- _Directive_: How many of the lines below hold the word "matplotlib"? Answer only with the number.

- _Dataset records_:
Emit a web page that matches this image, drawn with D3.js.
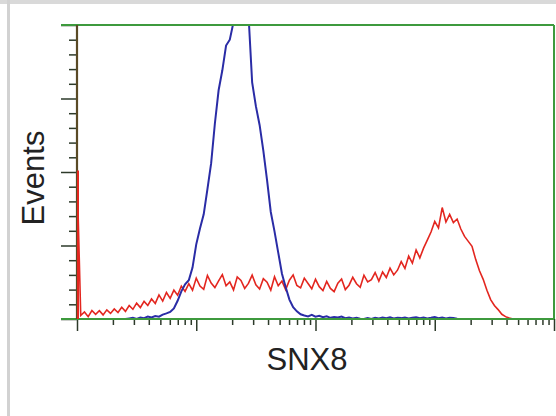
<!DOCTYPE html>
<html>
<head>
<meta charset="utf-8">
<script src="https://cdn.jsdelivr.net/npm/d3@7"></script>
<style>
  body { margin: 0; background: #fff; }
  svg { display: block; }
</style>
</head>
<body>
<svg></svg>
<script>
let width = 556
let height = 416
let svg = d3.select('svg')

// histogram bins, 8 channels wide, over 1024 channels (4 log decades)
let channels = [
  0, 8, 16, 24, 32, 40, 48, 56, 64, 72, 80, 88, 96, 104, 112, 120,
  128, 136, 144, 152, 160, 168, 176, 184, 192, 200, 208, 216, 224, 232, 240, 248,
  256, 264, 272, 280, 288, 296, 304, 312, 320, 328, 336, 344, 352, 360, 368, 376,
  384, 392, 400, 408, 416, 424, 432, 440, 448, 456, 464, 472, 480, 488, 496, 504,
  512, 520, 528, 536, 544, 552, 560, 568, 576, 584, 592, 600, 608, 616, 624, 632,
  640, 648, 656, 664, 672, 680, 688, 696, 704, 712, 720, 728, 736, 744, 752, 760,
  768, 776, 784, 792, 800, 808, 816, 824, 832, 840, 848, 856, 864, 872, 880, 888,
  896, 904, 912, 920, 928, 936, 944, 952, 960, 968, 976, 984, 992, 1000, 1008, 1016
]

// SNX8 transfected (red)
let redCounts = [
  50.5, 1.2, 2.4, 0.8, 2.9, 1.6, 2.8, 1.4, 3.1, 1.9, 3.4, 2.2, 4.0, 2.6, 4.6, 3.3,
  5.4, 3.9, 6.0, 4.6, 6.8, 5.3, 8.2, 6.1, 9.0, 7.0, 9.8, 8.1, 11.2, 9.4, 12.0, 9.8,
  13.9, 11.2, 10.1, 14.8, 12.2, 10.7, 13.0, 15.1, 11.3, 12.6, 9.9, 14.3, 13.1, 10.4, 12.1, 14.9,
  11.6, 10.2, 13.7, 12.5, 9.8, 14.4, 11.3, 12.9, 10.0, 13.2, 15.0, 11.4, 10.6, 13.9, 12.1, 10.3,
  13.5, 11.0, 9.7, 12.8, 10.4, 9.3, 12.2, 13.6, 10.0, 11.5, 14.2, 12.0, 10.8, 14.9, 12.6, 13.4,
  15.8, 12.9, 16.0, 14.1, 17.3, 15.0, 16.6, 19.5, 17.2, 21.4, 19.0, 23.5, 20.8, 24.1, 26.8, 29.6,
  33.2, 31.0, 37.9, 33.0, 35.6, 32.8, 34.0, 30.6, 28.1, 26.4, 24.7, 20.2, 16.4, 13.5, 9.8, 6.6,
  4.6, 3.2, 1.6, 0.8, 0.3, 0, 0, 0, 0, 0, 0, 0, 0, 0, 0, 0
]

// negative control (blue)
let blueCounts = [
  0, 0, 0, 0, 0, 0, 0, 0, 0, 0, 0, 0, 0, 0, 0.2, 0.4,
  0, 0.5, 0.3, 0.8, 0.5, 1.0, 0.8, 1.5, 1.9, 2.4, 3.6, 6.2, 9.4, 11.8, 13.2, 17.5,
  25.4, 30.8, 35.6, 44.2, 53.0, 66.5, 77.8, 84.6, 93.0, 95.0, 101, 118, 121, 114, 104, 80.5,
  72.4, 66.0, 57.3, 47.2, 36.4, 29.8, 22.6, 15.4, 10.8, 6.6, 4.0, 2.6, 1.6, 1.2, 0.9, 1.4,
  0.8, 1.1, 0.6, 0.9, 0.4, 0.7, 0.5, 0.8, 0.3, 0.5, 0.2, 0.4, 0.1, 0, 0.3, 0,
  0.4, 0.2, 0.5, 0.3, 0.6, 0.2, 0.4, 0.3, 0.5, 0.2, 0.4, 0.6, 0.3, 0.5, 0.2, 0.4,
  0.7, 0.3, 0.5, 0.2, 0.4, 0.3, 0.1, 0, 0, 0, 0, 0, 0, 0, 0, 0,
  0, 0, 0, 0, 0, 0, 0, 0, 0, 0, 0, 0, 0, 0, 0, 0
]

let yMajor = [0, 25, 50, 75, 100]
let yMinor = [5, 10, 15, 20, 30, 35, 40, 45, 55, 60, 65, 70, 80, 85, 90, 95]
let xMajor = [1, 10, 100, 1000, 10000]
let xMinor = [2, 3, 4, 5, 6, 7, 8, 9, 20, 30, 40, 50, 60, 70, 80, 90,
  200, 300, 400, 500, 600, 700, 800, 900, 2000, 3000, 4000, 5000, 6000, 7000, 8000, 9000]

let plotLeft = 77, plotRight = 554, plotTop = 25, plotBottom = 319

svg.attr('width', width).attr('height', height)

// page border bits
svg.append('rect').attr('x', 0).attr('y', 0).attr('width', width).attr('height', 4).attr('fill', '#d9d9d9')
svg.append('rect').attr('x', 7).attr('y', 0).attr('width', 3).attr('height', height).attr('fill', '#d2d2d2')

let chScale = d3.scaleLinear().domain([0, 1024]).range([plotLeft, plotRight])
let xScale = d3.scaleLog().domain([1, 10000]).range([plotLeft, plotRight])
let yScale = d3.scaleLinear().domain([0, 100]).range([plotBottom, plotTop])

svg.append('clipPath').attr('id', 'plot')
  .append('rect').attr('x', plotLeft).attr('y', plotTop)
  .attr('width', plotRight - plotLeft).attr('height', plotBottom - plotTop)

let line = (counts) => d3.line()
  .x((d, i) => chScale(channels[i]))
  .y((d) => yScale(d))(counts)

svg.append('path')
  .attr('d', line(redCounts))
  .attr('clip-path', 'url(#plot)')
  .attr('fill', 'none')
  .attr('stroke', '#e3261f')
  .attr('stroke-width', 1.6)

svg.append('path')
  .attr('d', line(blueCounts))
  .attr('clip-path', 'url(#plot)')
  .attr('fill', 'none')
  .attr('stroke', '#2a2ca6')
  .attr('stroke-width', 2)

// ticks, no labels
let tickStyle = (g) => {
  g.select('.domain').remove()
  g.selectAll('line').attr('stroke', '#2d3a2a').attr('stroke-width', 1.5)
  g.selectAll('text').remove()
}
svg.append('g').attr('transform', 'translate(0,' + plotBottom + ')')
  .call(d3.axisBottom(xScale).tickValues(xMajor).tickSize(12).tickFormat(''))
  .call(tickStyle)
svg.append('g').attr('transform', 'translate(0,' + plotBottom + ')')
  .call(d3.axisBottom(xScale).tickValues(xMinor).tickSize(6).tickFormat(''))
  .call(tickStyle)

svg.append('g').attr('transform', 'translate(' + plotLeft + ',0)')
  .call(d3.axisLeft(yScale).tickValues(yMajor).tickSize(16).tickFormat(''))
  .call(tickStyle)
svg.append('g').attr('transform', 'translate(' + plotLeft + ',0)')
  .call(d3.axisLeft(yScale).tickValues(yMinor).tickSize(8).tickFormat(''))
  .call(tickStyle)

// frame
let frame = '#3d9a3d'
svg.append('line').attr('x1', plotLeft - 16).attr('x2', plotRight).attr('y1', plotTop).attr('y2', plotTop)
  .attr('stroke', frame).attr('stroke-width', 2.2)
svg.append('line').attr('x1', plotRight).attr('x2', plotRight).attr('y1', plotTop).attr('y2', plotBottom)
  .attr('stroke', frame).attr('stroke-width', 2)
svg.append('line').attr('x1', plotLeft - 16).attr('x2', plotRight).attr('y1', plotBottom).attr('y2', plotBottom)
  .attr('stroke', frame).attr('stroke-width', 2.2)
svg.append('line').attr('x1', plotLeft).attr('x2', plotLeft).attr('y1', plotTop).attr('y2', plotBottom)
  .attr('stroke', '#5a4a26').attr('stroke-width', 2.2)

// the red first-channel spike sits on top of the left axis
svg.append('line')
  .attr('x1', chScale(channels[0]) + 1).attr('x2', chScale(channels[0]) + 1)
  .attr('y1', yScale(redCounts[0])).attr('y2', plotBottom)
  .attr('stroke', '#e3261f').attr('stroke-width', 2)

// labels
svg.append('text')
  .attr('x', 307).attr('y', 370)
  .attr('text-anchor', 'middle')
  .attr('font-family', 'Liberation Sans, Arial, sans-serif')
  .attr('font-size', 31)
  .attr('fill', '#222')
  .text('SNX8')

svg.append('text')
  .attr('transform', 'translate(44,178) rotate(-90)')
  .attr('text-anchor', 'middle')
  .attr('font-family', 'Liberation Sans, Arial, sans-serif')
  .attr('font-size', 31)
  .attr('fill', '#222')
  .text('Events')
</script>
</body>
</html>
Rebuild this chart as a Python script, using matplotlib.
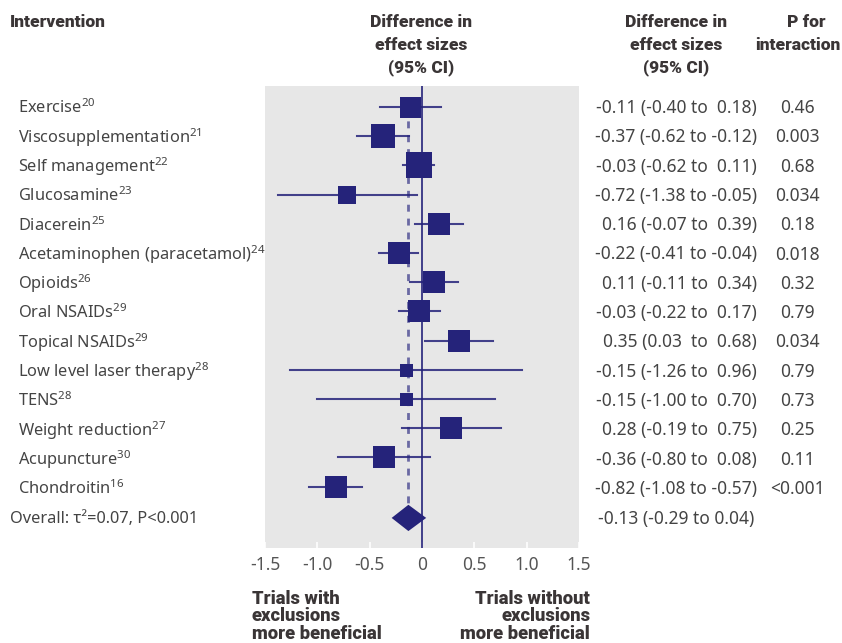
import matplotlib
matplotlib.use("Agg")
import matplotlib.pyplot as plt
import numpy as np

# Data
labels = ["Exercise", "Viscosupplementation", "Self management", "Glucosamine",
          "Diacerein", "Acetaminophen (paracetamol)", "Opioids", "Oral NSAIDs",
          "Topical NSAIDs", "Low level laser therapy", "TENS", "Weight reduction",
          "Acupuncture", "Chondroitin"]
refs = ["20", "21", "22", "23", "25", "24", "26", "29", "29", "28", "28", "27", "30", "16"]
est = [-0.11, -0.37, -0.03, -0.72, 0.16, -0.22, 0.11, -0.03, 0.35, -0.15, -0.15, 0.28, -0.36, -0.82]
lo = [-0.40, -0.62, -0.18, -1.38, -0.07, -0.41, -0.11, -0.22, 0.03, -1.26, -1.00, -0.19, -0.80, -1.08]
hi = [0.18, -0.12, 0.11, -0.05, 0.39, -0.04, 0.34, 0.17, 0.68, 0.96, 0.70, 0.75, 0.08, -0.57]
weight = [21, 24, 26, 18, 23, 22, 23, 23, 23, 13, 13, 22, 23, 23]  # box side
ci_text = ["-0.11 (-0.40 to  0.18)", "-0.37 (-0.62 to -0.12)", "-0.03 (-0.62 to  0.11)",
           "-0.72 (-1.38 to -0.05)", "0.16 (-0.07 to  0.39)", "-0.22 (-0.41 to -0.04)",
           "0.11 (-0.11 to  0.34)", "-0.03 (-0.22 to  0.17)", "0.35 (0.03  to  0.68)",
           "-0.15 (-1.26 to  0.96)", "-0.15 (-1.00 to  0.70)", "0.28 (-0.19 to  0.75)",
           "-0.36 (-0.80 to  0.08)", "-0.82 (-1.08 to -0.57)"]
p_text = ["0.46", "0.003", "0.68", "0.034", "0.18", "0.018", "0.32", "0.79",
          "0.034", "0.79", "0.73", "0.25", "0.11", "<0.001"]
overall_est, overall_lo, overall_hi = -0.13, -0.29, 0.04
overall_label = "Overall: τ²=0.07, P<0.001"
overall_ci_text = "-0.13 (-0.29 to 0.04)"
ticks = [-1.5, -1.0, -0.5, 0, 0.5, 1.0, 1.5]
tick_labels = ["-1.5", "-1.0", "-0.5", "0", "0.5", "1.0", "1.5"]

navy = "#25237a"
txt = "#444444"
head = "#3a3536"
plt.rcParams['font.family'] = ['Noto Sans', 'DejaVu Sans']
plt.rcParams['mathtext.fontset'] = 'custom'
plt.rcParams['mathtext.rm'] = 'Noto Sans'
bold_font = ['Roboto', 'DejaVu Sans']

W, H = 842, 643
fig = plt.figure(figsize=(W / 100, H / 100), dpi=100)
ax = fig.add_axes([265 / W, 1 - 548 / H, 314 / W, 462 / H])
ax.set_facecolor("#e7e7e7")
for s in ax.spines.values():
    s.set_visible(False)

n = len(labels)
y = np.arange(n)
y_over = n + 0.07

ax.axvline(0, color=navy, lw=1.2, zorder=2)
ax.plot([overall_est, overall_est], [0, y_over - 0.45], color="#6a69a3", lw=2,
        dashes=(2.5, 2.5), zorder=2)
for i in range(n):
    ax.plot([lo[i], hi[i]], [y[i], y[i]], color=navy, lw=1.5, alpha=0.85, zorder=3)
    ax.plot(est[i], y[i], marker="s", ms=weight[i] * 0.72, color=navy, mew=0, zorder=4)
ax.fill([overall_lo, overall_est, overall_hi, overall_est],
        [y_over, y_over - 0.45, y_over, y_over + 0.45], color=navy, lw=0, zorder=4)

ax.set_xlim(-1.5, 1.5)
ax.set_ylim(15.1, -0.72)
ax.set_yticks([])
ax.set_xticks(ticks)
ax.set_xticklabels(tick_labels)
ax.tick_params(axis="x", direction="in", length=4, color="white", width=1.2,
               labelsize=12.5, labelcolor="#555555", pad=6)


def ftext(x, yy, s, **kw):
    fig.text(x / W, 1 - yy / H, s, **kw)


row_px = [108 + 29.3 * i for i in range(n)]
fs = 11.8
fs_num = 12.5
for i in range(n):
    ftext(18, row_px[i], labels[i] + r"$^{\mathrm{" + refs[i] + "}}$", fontsize=fs,
          color=txt, va="center", ha="left")
    ftext(757, row_px[i], ci_text[i], fontsize=fs_num, color=txt, va="center", ha="right")
    ftext(797, row_px[i], p_text[i], fontsize=fs_num, color=txt, va="center", ha="center")
ftext(10, 519, overall_label, fontsize=fs, color=txt, va="center", ha="left")
ftext(754, 519, overall_ci_text, fontsize=fs_num, color=txt, va="center", ha="right")

hk = dict(fontsize=12.5, fontweight="black", color=head, family=bold_font, va="center")
ftext(10, 22, "Intervention", ha="left", **hk)
for j, s in enumerate(["Difference in", "effect sizes", "(95% CI)"]):
    ftext(421, 22 + 23 * j, s, ha="center", **hk)
    ftext(676, 22 + 23 * j, s, ha="center", **hk)
ftext(806, 22, "P for", ha="center", **hk)
ftext(841, 45, "interaction", ha="right", **hk)

bk = dict(hk, fontsize=13.2)
for j, s in enumerate(["Trials with", "exclusions", "more beneficial"]):
    ftext(252, 599 + 17.3 * j, s, ha="left", **bk)
for j, s in enumerate(["Trials without", "exclusions", "more beneficial"]):
    ftext(590, 599 + 17.3 * j, s, ha="right", **bk)

fig.savefig("out.png", dpi=100, facecolor="white")
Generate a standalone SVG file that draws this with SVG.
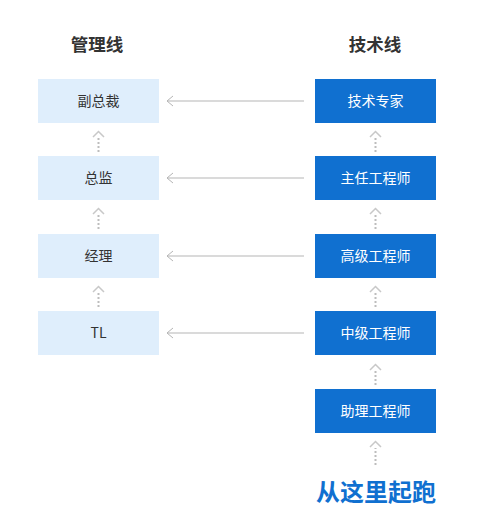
<svg xmlns="http://www.w3.org/2000/svg" width="481" height="525" viewBox="0 0 481 525">
<style>
.title{font-family:"Noto Sans CJK SC","Noto Sans",sans-serif;font-size:17.5px;font-weight:bold;fill:#333;text-anchor:middle}
.lb{fill:#dfeefc}
.db{fill:#1070d0}
.lt{font-family:"Noto Sans CJK SC","Noto Sans",sans-serif;font-size:14px;fill:#333;text-anchor:middle}
.dt{font-family:"Noto Sans CJK SC","Noto Sans",sans-serif;font-size:14px;fill:#fff;text-anchor:middle}
.h{stroke:#b5b5b5;stroke-width:1;fill:none}
.dot{stroke:#bdbdbd;stroke-width:2;stroke-dasharray:2 2;fill:none}
.chev{stroke:#c8c8c8;stroke-width:1.5;fill:none}
</style>
<rect width="481" height="525" fill="#fff"/>
<text class="title" x="97" y="51">管理线</text>
<text class="title" x="375" y="51">技术线</text>
<g id="m1"><rect class="lb" x="38" y="79" width="121" height="44"/><text class="lt" x="98.5" y="106">副总裁</text></g>
<g id="m2"><rect class="lb" x="38" y="156" width="121" height="44"/><text class="lt" x="98.5" y="183">总监</text></g>
<g id="m3"><rect class="lb" x="38" y="234" width="121" height="44"/><text class="lt" x="98.5" y="261">经理</text></g>
<g id="m4"><rect class="lb" x="38" y="311" width="121" height="44"/><text class="lt" x="98.5" y="338">TL</text></g>
<g id="t1"><rect class="db" x="315" y="79" width="121" height="44"/><text class="dt" x="375.5" y="106">技术专家</text></g>
<g id="t2"><rect class="db" x="315" y="156" width="121" height="44"/><text class="dt" x="375.5" y="183">主任工程师</text></g>
<g id="t3"><rect class="db" x="315" y="234" width="121" height="44"/><text class="dt" x="375.5" y="261">高级工程师</text></g>
<g id="t4"><rect class="db" x="315" y="311" width="121" height="44"/><text class="dt" x="375.5" y="338">中级工程师</text></g>
<g id="t5"><rect class="db" x="315" y="389" width="121" height="44"/><text class="dt" x="375.5" y="416">助理工程师</text></g>
<g id="connectors">
<g id="h-arrows">
<path class="h" d="M304 101H167M173 96L167 101L173 106"/>
<path class="h" d="M304 178H167M173 173L167 178L173 183"/>
<path class="h" d="M304 256H167M173 251L167 256L173 261"/>
<path class="h" d="M304 333H167M173 328L167 333L173 338"/>
</g>
<g id="v-left">
<path class="chev" d="M93 137L98.5 131.5L104 137"/><path class="dot" d="M98.5 152V138"/>
<path class="chev" d="M93 214L98.5 208.5L104 214"/><path class="dot" d="M98.5 229V215"/>
<path class="chev" d="M93 292L98.5 286.5L104 292"/><path class="dot" d="M98.5 307V293"/>
</g>
<g id="v-right">
<path class="chev" d="M370 137L375.5 131.5L381 137"/><path class="dot" d="M375.5 152V138"/>
<path class="chev" d="M370 214L375.5 208.5L381 214"/><path class="dot" d="M375.5 229V215"/>
<path class="chev" d="M370 292L375.5 286.5L381 292"/><path class="dot" d="M375.5 307V293"/>
<path class="chev" d="M370 370L375.5 364.5L381 370"/><path class="dot" d="M375.5 385V371"/>
<path class="chev" d="M370 447L375.5 441.5L381 447"/><path class="dot" d="M375.5 465V448"/>
</g>
</g>
<text x="376" y="501" font-family="'Noto Sans CJK SC','Noto Sans',sans-serif" font-size="24" font-weight="bold" fill="#1070d0" text-anchor="middle">从这里起跑</text>
</svg>
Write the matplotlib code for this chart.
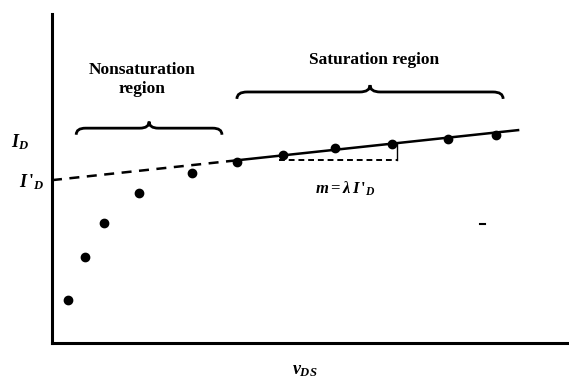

- _Problem solution_: 5